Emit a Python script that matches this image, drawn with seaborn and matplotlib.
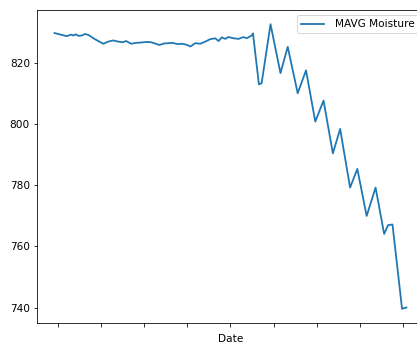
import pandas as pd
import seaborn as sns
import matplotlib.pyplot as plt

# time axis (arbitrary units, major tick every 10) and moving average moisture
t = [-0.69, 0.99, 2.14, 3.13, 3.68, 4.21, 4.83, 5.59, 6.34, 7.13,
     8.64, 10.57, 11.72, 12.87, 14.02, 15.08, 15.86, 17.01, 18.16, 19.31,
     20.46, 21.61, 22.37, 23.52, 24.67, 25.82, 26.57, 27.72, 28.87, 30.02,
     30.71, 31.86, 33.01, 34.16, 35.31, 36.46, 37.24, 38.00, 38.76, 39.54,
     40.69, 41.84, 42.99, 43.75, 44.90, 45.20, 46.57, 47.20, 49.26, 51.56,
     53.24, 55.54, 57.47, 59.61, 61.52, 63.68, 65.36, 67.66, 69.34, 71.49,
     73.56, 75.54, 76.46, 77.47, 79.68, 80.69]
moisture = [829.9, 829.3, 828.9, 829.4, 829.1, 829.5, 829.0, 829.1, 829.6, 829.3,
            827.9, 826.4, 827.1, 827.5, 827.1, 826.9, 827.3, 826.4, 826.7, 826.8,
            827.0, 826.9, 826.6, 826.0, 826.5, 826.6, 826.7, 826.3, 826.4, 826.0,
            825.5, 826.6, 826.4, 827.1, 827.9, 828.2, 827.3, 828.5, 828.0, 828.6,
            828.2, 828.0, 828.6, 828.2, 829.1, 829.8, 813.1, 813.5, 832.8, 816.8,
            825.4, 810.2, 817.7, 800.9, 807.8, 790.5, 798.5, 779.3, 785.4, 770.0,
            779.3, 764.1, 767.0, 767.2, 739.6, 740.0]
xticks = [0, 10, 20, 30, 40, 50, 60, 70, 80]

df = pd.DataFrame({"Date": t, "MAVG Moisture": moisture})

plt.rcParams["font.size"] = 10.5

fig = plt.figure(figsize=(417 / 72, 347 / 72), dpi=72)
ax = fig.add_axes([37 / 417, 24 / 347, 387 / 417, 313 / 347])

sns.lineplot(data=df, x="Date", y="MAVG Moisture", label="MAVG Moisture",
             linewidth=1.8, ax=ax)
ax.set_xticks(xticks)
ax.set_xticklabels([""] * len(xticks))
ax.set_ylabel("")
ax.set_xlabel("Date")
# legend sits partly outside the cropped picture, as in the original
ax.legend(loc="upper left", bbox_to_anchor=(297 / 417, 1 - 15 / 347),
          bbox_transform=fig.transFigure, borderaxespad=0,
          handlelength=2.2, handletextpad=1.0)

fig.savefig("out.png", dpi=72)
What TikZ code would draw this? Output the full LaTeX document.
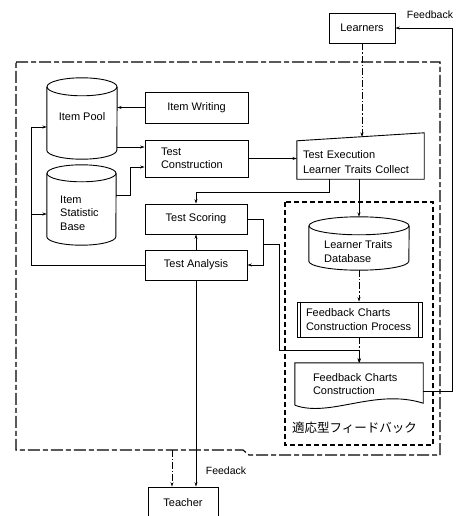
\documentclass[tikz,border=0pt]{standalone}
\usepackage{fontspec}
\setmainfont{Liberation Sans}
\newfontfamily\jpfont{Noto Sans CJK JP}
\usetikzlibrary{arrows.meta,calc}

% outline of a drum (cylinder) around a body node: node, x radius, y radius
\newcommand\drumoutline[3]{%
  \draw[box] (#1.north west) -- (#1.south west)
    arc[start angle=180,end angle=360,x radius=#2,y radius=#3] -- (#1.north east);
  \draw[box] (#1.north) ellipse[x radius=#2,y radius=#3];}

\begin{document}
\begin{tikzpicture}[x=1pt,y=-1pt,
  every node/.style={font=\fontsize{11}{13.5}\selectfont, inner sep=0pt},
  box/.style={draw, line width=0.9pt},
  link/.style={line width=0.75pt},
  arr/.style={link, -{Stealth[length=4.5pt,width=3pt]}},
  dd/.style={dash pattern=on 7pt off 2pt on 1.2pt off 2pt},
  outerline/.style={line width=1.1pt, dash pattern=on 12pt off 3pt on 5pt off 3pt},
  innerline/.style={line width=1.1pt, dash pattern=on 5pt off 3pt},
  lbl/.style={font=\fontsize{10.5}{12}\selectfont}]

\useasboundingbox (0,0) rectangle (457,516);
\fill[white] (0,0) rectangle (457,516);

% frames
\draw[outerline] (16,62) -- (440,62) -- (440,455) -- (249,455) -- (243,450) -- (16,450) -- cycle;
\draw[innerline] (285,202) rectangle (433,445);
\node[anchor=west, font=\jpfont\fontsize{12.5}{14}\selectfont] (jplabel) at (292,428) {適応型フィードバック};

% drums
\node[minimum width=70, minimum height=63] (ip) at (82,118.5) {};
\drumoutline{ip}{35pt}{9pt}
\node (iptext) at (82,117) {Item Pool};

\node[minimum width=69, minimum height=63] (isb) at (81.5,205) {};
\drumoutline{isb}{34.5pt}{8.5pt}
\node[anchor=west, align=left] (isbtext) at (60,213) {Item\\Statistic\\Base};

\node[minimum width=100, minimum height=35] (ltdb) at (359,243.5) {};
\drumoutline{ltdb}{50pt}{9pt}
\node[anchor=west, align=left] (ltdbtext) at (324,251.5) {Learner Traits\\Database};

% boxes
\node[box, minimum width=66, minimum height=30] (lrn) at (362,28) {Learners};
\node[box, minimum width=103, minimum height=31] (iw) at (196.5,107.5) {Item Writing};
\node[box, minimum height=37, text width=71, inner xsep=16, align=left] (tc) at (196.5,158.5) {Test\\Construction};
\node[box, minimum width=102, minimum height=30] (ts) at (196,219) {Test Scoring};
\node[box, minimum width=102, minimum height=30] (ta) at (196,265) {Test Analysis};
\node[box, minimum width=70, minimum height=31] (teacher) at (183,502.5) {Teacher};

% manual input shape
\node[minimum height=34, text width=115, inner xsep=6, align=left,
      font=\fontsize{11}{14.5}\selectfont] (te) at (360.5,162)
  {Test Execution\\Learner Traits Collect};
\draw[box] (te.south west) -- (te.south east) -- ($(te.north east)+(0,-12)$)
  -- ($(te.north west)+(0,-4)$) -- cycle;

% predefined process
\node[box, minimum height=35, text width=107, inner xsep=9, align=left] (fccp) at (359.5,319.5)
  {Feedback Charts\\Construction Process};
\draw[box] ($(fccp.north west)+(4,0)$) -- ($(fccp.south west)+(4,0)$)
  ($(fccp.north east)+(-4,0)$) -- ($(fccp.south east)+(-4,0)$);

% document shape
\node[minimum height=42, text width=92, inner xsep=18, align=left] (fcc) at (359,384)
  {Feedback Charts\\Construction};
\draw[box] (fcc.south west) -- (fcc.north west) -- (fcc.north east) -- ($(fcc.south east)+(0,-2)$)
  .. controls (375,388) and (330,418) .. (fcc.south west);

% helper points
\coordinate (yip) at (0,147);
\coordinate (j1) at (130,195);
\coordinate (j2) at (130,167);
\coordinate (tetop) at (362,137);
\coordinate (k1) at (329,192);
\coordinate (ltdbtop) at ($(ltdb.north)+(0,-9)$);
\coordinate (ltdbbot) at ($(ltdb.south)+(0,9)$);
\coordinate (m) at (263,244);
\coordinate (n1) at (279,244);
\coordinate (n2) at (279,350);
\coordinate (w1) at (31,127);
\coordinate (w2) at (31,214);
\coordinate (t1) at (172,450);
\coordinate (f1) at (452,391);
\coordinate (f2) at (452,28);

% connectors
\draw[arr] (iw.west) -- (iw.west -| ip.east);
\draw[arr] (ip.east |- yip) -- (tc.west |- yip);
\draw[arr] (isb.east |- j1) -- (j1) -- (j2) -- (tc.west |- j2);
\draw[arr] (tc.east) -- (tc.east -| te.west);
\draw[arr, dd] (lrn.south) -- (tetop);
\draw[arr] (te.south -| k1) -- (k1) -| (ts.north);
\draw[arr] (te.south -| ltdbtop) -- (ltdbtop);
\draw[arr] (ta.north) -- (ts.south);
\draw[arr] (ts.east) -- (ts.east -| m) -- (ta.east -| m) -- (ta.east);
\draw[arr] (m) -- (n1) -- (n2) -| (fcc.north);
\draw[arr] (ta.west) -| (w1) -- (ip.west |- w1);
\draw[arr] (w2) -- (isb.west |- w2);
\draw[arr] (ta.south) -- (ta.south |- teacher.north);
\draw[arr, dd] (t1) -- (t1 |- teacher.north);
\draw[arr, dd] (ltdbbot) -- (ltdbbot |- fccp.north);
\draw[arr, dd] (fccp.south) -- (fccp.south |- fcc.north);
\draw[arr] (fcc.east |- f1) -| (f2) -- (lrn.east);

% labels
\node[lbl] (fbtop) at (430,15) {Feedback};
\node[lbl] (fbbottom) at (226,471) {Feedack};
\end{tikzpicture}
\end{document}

----------------

- **Given exercise**:
Write out nothing but the lines from the start of the data through the line with "import matplotlib.pyplot as plt". Leave out the pictures.

- **Response for this exercise**:
Emit a Python script that matches this image, drawn with seaborn and matplotlib.
import pandas as pd
import seaborn as sns
import matplotlib.pyplot as plt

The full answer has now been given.